• Task brief
Nothing but the lines from the top of the data to the line holding "let markY = [0.156];" should be printed, word for word and both ends included; leave the pictures out.

****************************************

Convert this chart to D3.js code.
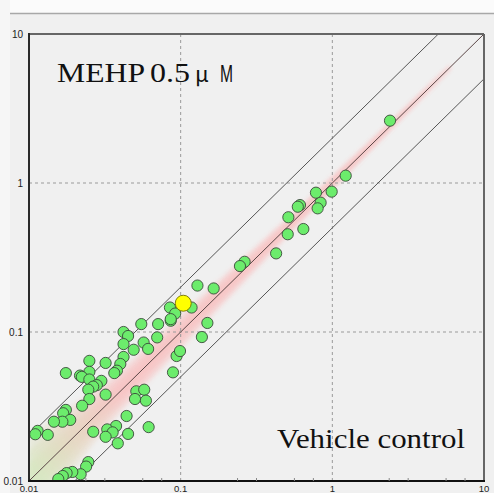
<!DOCTYPE html>
<html>
<head>
<meta charset="utf-8">
<script src="https://cdn.jsdelivr.net/npm/d3@7"></script>
<style>
  body { margin: 0; background: #f0f0f0; }
  svg { display: block; }
</style>
</head>
<body>
<div class="main"></div>
<script>
// scatter values (x = vehicle control, y = MEHP 0.5 uM)
let xValues = [
  0.042, 0.045, 0.055, 0.071, 0.086, 0.070, 0.042, 0.057, 0.061, 0.049,
  0.025, 0.032, 0.042, 0.040, 0.038, 0.0365, 0.025, 0.0175, 0.0217, 0.0223,
  0.025, 0.030, 0.028, 0.0265, 0.0246, 0.032, 0.025, 0.0224, 0.051, 0.0575,
  0.050, 0.059, 0.0175, 0.0168, 0.0187, 0.0166, 0.0146, 0.0114, 0.011, 0.0133,
  0.044, 0.0265, 0.0375, 0.0328, 0.0356, 0.032, 0.045, 0.0385, 0.0615, 0.0246,
  0.0238, 0.0219, 0.0193, 0.0177, 0.0167, 0.0156, 0.094, 0.099, 0.089, 0.138,
  0.612, 0.592, 0.837, 0.80, 0.513, 0.644, 0.508, 0.426, 0.264, 0.246,
  0.129, 0.165, 0.085, 0.118, 0.092, 0.086, 0.150, 2.40, 1.225, 0.99, 0.78
];
let yValues = [
  0.100, 0.094, 0.113, 0.113, 0.119, 0.092, 0.083, 0.085, 0.077, 0.076,
  0.064, 0.062, 0.068, 0.061, 0.055, 0.053, 0.054, 0.053, 0.051, 0.050,
  0.048, 0.047, 0.044, 0.043, 0.041, 0.038, 0.0355, 0.032, 0.040, 0.041,
  0.0355, 0.0346, 0.030, 0.0285, 0.0257, 0.025, 0.025, 0.0217, 0.0206, 0.0204,
  0.0273, 0.0214, 0.0234, 0.0222, 0.0212, 0.0198, 0.0207, 0.0179, 0.023, 0.0134,
  0.0125, 0.0111, 0.0115, 0.0113, 0.0108, 0.0103, 0.069, 0.0745, 0.0536, 0.0925,
  0.711, 0.693, 0.738, 0.676, 0.589, 0.491, 0.453, 0.337, 0.296, 0.277,
  0.205, 0.196, 0.146, 0.146, 0.133, 0.122, 0.115, 2.62, 1.12, 0.875, 0.861
];
// highlighted gene
let markX = [0.104];
let markY = [0.156];

// background cloud of all probes: centre x and fold spread
let bandX = [0.01, 0.015, 0.02, 0.03, 0.05, 0.1, 0.2, 0.5, 1, 2, 4, 6];
let bandSpread = [1.95, 1.8, 1.65, 1.45, 1.36, 1.3, 1.24, 1.16, 1.12, 1.08, 1.05, 1.03];

let foldLines = [1, 2, 0.5];
let tickValues = [0.01, 0.1, 1, 10];
let tickLabels = ['0.01', '0.1', '1', '10'];
let gridValues = [0.1, 1];
let minorFractions = [0.375, 0.5, 0.75, 0.875];

let opts = {
  width: 494,
  height: 493,
  left: 29,
  right: 484,
  top: 34,
  bottom: 481
};

let svg = d3.select('.main').append('svg')
  .attr('width', opts.width)
  .attr('height', opts.height);

let x = d3.scaleLog().domain([0.01, 10]).range([opts.left, opts.right]);
let y = d3.scaleLog().domain([0.01, 10]).range([opts.bottom, opts.top]);

// page background
svg.append('rect').attr('width', opts.width).attr('height', opts.height).attr('fill', '#f0f0f0');
svg.append('rect').attr('width', opts.width).attr('height', 13).attr('fill', '#fbfbfb');
svg.append('rect').attr('width', 10).attr('height', opts.height).attr('fill', '#f6f6f6');
svg.append('line')
  .attr('x1', 10).attr('x2', opts.width).attr('y1', 13.5).attr('y2', 13.5)
  .attr('stroke', '#a8a8a8').attr('stroke-width', 1.5);

let defs = svg.append('defs');
defs.append('clipPath').attr('id', 'plotClip').append('rect')
  .attr('x', opts.left).attr('y', opts.top)
  .attr('width', opts.right - opts.left).attr('height', opts.bottom - opts.top);
defs.append('filter').attr('id', 'soft').attr('x', '-10%').attr('y', '-10%').attr('width', '120%').attr('height', '120%')
  .append('feGaussianBlur').attr('stdDeviation', 2);
let grad = defs.append('linearGradient').attr('id', 'bandGrad')
  .attr('gradientUnits', 'userSpaceOnUse')
  .attr('x1', x(0.01)).attr('y1', y(0.01))
  .attr('x2', x(0.04)).attr('y2', y(0.04));
grad.append('stop').attr('offset', 0).attr('stop-color', '#d4eac0');
grad.append('stop').attr('offset', 1).attr('stop-color', '#f8c2c2');

let plot = svg.append('g').attr('clip-path', 'url(#plotClip)');

// probe cloud drawn as nested soft bands
let bandData = bandX.map((v, i) => ({ x: v, s: bandSpread[i] }));
let bandArea = (power) => d3.area()
  .x(d => x(d.x))
  .y0(d => y(d.x / Math.pow(d.s, power)))
  .y1(d => y(d.x * Math.pow(d.s, power)))
  .curve(d3.curveMonotoneX);

[[1, 0.45], [0.7, 0.55], [0.4, 0.65]].forEach(([p, o]) => {
  plot.append('path')
    .datum(bandData)
    .attr('d', bandArea(p))
    .attr('fill', 'url(#bandGrad)')
    .attr('opacity', o)
    .attr('filter', 'url(#soft)');
});

// grid
plot.selectAll('.gridX').data(gridValues).enter().append('line')
  .attr('x1', d => x(d)).attr('x2', d => x(d))
  .attr('y1', opts.top).attr('y2', opts.bottom)
  .attr('stroke', '#9a9a9a').attr('stroke-dasharray', '3,3');
plot.selectAll('.gridY').data(gridValues).enter().append('line')
  .attr('x1', opts.left).attr('x2', opts.right)
  .attr('y1', d => y(d)).attr('y2', d => y(d))
  .attr('stroke', '#9a9a9a').attr('stroke-dasharray', '3,3');

// fold lines
let lineX = [0.001, 100];
foldLines.forEach(f => {
  plot.append('path')
    .datum(lineX)
    .attr('d', d3.line().x(d => x(d)).y(d => y(d * f)))
    .attr('fill', 'none')
    .attr('stroke', f === 1 ? '#5a4646' : '#555')
    .attr('stroke-width', 1);
});

// points
let points = xValues.map((v, i) => ({ x: v, y: yValues[i] }));
plot.selectAll('.gene').data(points).enter().append('circle')
  .attr('class', 'gene')
  .attr('cx', d => x(d.x))
  .attr('cy', d => y(d.y))
  .attr('r', 5.6)
  .attr('fill', '#6cec6c')
  .attr('stroke', '#3a4a3a')
  .attr('stroke-width', 0.9);

plot.selectAll('.mark').data(markX).enter().append('circle')
  .attr('class', 'mark')
  .attr('cx', d => x(d))
  .attr('cy', (d, i) => y(markY[i]))
  .attr('r', 8)
  .attr('fill', '#ffff00')
  .attr('stroke', '#707000')
  .attr('stroke-width', 0.9);

// frame
svg.append('line').attr('x1', opts.left).attr('x2', opts.right).attr('y1', opts.top).attr('y2', opts.top)
  .attr('stroke', '#666').attr('stroke-width', 2);
svg.append('line').attr('x1', opts.right).attr('x2', opts.right).attr('y1', opts.top).attr('y2', opts.bottom)
  .attr('stroke', '#666').attr('stroke-width', 2);
svg.append('line').attr('x1', opts.left).attr('x2', opts.left).attr('y1', opts.top - 1).attr('y2', opts.bottom)
  .attr('stroke', '#2a2a2a').attr('stroke-width', 2);
svg.append('line').attr('x1', opts.left - 1).attr('x2', opts.right + 1).attr('y1', opts.bottom).attr('y2', opts.bottom)
  .attr('stroke', '#111').attr('stroke-width', 2);

// minor ticks on the x axis
let minorTicks = [];
tickValues.slice(0, 3).forEach(t => minorFractions.forEach(f => minorTicks.push(t * Math.pow(10, f))));
svg.selectAll('.minor').data(minorTicks).enter().append('line')
  .attr('x1', d => x(d)).attr('x2', d => x(d))
  .attr('y1', opts.bottom).attr('y2', opts.bottom - 3)
  .attr('stroke', '#888').attr('stroke-width', 1);

// tick labels
let labelFont = "'Liberation Sans Narrow', 'Liberation Sans', sans-serif";
svg.selectAll('.xLabel').data(tickValues).enter().append('text')
  .attr('x', d => x(d))
  .attr('y', 492)
  .attr('text-anchor', 'middle')
  .attr('font-family', labelFont)
  .attr('font-size', 9.5)
  .attr('fill', '#222')
  .text((d, i) => tickLabels[i]);
svg.selectAll('.yLabel').data(tickValues).enter().append('text')
  .attr('x', 23)
  .attr('y', d => y(d) + 3.5)
  .attr('text-anchor', 'end')
  .attr('font-family', labelFont)
  .attr('font-size', 10)
  .attr('fill', '#222')
  .text((d, i) => tickLabels[i]);

// titles
let title = svg.append('text')
  .attr('y', 82)
  .attr('font-family', "'Liberation Serif', 'DejaVu Serif', serif")
  .attr('font-size', 27)
  .attr('fill', '#111');
title.append('tspan').attr('x', 57).attr('textLength', 88).attr('lengthAdjust', 'spacingAndGlyphs').text('MEHP');
title.append('tspan').attr('x', 150).attr('textLength', 40).attr('lengthAdjust', 'spacingAndGlyphs').text('0.5');
title.append('tspan').attr('x', 195).attr('font-family', "'Noto Sans CJK JP', sans-serif").attr('font-size', 22).text('μ');
title.append('tspan').attr('x', 220).attr('font-family', "'Liberation Sans Narrow', 'Liberation Sans', sans-serif")
  .attr('font-size', 24).attr('font-weight', 300).attr('textLength', 13).attr('lengthAdjust', 'spacingAndGlyphs').text('M');

svg.append('text')
  .attr('x', 277)
  .attr('y', 448)
  .attr('font-family', "'Liberation Serif', 'DejaVu Serif', serif")
  .attr('font-size', 27)
  .attr('fill', '#111')
  .attr('textLength', 188)
  .attr('lengthAdjust', 'spacingAndGlyphs')
  .text('Vehicle control');
</script>
</body>
</html>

****************************************

• Correct output
Convert this chart to D3.js code.
<!DOCTYPE html>
<html>
<head>
<meta charset="utf-8">
<script src="https://cdn.jsdelivr.net/npm/d3@7"></script>
<style>
  body { margin: 0; background: #f0f0f0; }
  svg { display: block; }
</style>
</head>
<body>
<div class="main"></div>
<script>
// scatter values (x = vehicle control, y = MEHP 0.5 uM)
let xValues = [
  0.042, 0.045, 0.055, 0.071, 0.086, 0.070, 0.042, 0.057, 0.061, 0.049,
  0.025, 0.032, 0.042, 0.040, 0.038, 0.0365, 0.025, 0.0175, 0.0217, 0.0223,
  0.025, 0.030, 0.028, 0.0265, 0.0246, 0.032, 0.025, 0.0224, 0.051, 0.0575,
  0.050, 0.059, 0.0175, 0.0168, 0.0187, 0.0166, 0.0146, 0.0114, 0.011, 0.0133,
  0.044, 0.0265, 0.0375, 0.0328, 0.0356, 0.032, 0.045, 0.0385, 0.0615, 0.0246,
  0.0238, 0.0219, 0.0193, 0.0177, 0.0167, 0.0156, 0.094, 0.099, 0.089, 0.138,
  0.612, 0.592, 0.837, 0.80, 0.513, 0.644, 0.508, 0.426, 0.264, 0.246,
  0.129, 0.165, 0.085, 0.118, 0.092, 0.086, 0.150, 2.40, 1.225, 0.99, 0.78
];
let yValues = [
  0.100, 0.094, 0.113, 0.113, 0.119, 0.092, 0.083, 0.085, 0.077, 0.076,
  0.064, 0.062, 0.068, 0.061, 0.055, 0.053, 0.054, 0.053, 0.051, 0.050,
  0.048, 0.047, 0.044, 0.043, 0.041, 0.038, 0.0355, 0.032, 0.040, 0.041,
  0.0355, 0.0346, 0.030, 0.0285, 0.0257, 0.025, 0.025, 0.0217, 0.0206, 0.0204,
  0.0273, 0.0214, 0.0234, 0.0222, 0.0212, 0.0198, 0.0207, 0.0179, 0.023, 0.0134,
  0.0125, 0.0111, 0.0115, 0.0113, 0.0108, 0.0103, 0.069, 0.0745, 0.0536, 0.0925,
  0.711, 0.693, 0.738, 0.676, 0.589, 0.491, 0.453, 0.337, 0.296, 0.277,
  0.205, 0.196, 0.146, 0.146, 0.133, 0.122, 0.115, 2.62, 1.12, 0.875, 0.861
];
// highlighted gene
let markX = [0.104];
let markY = [0.156];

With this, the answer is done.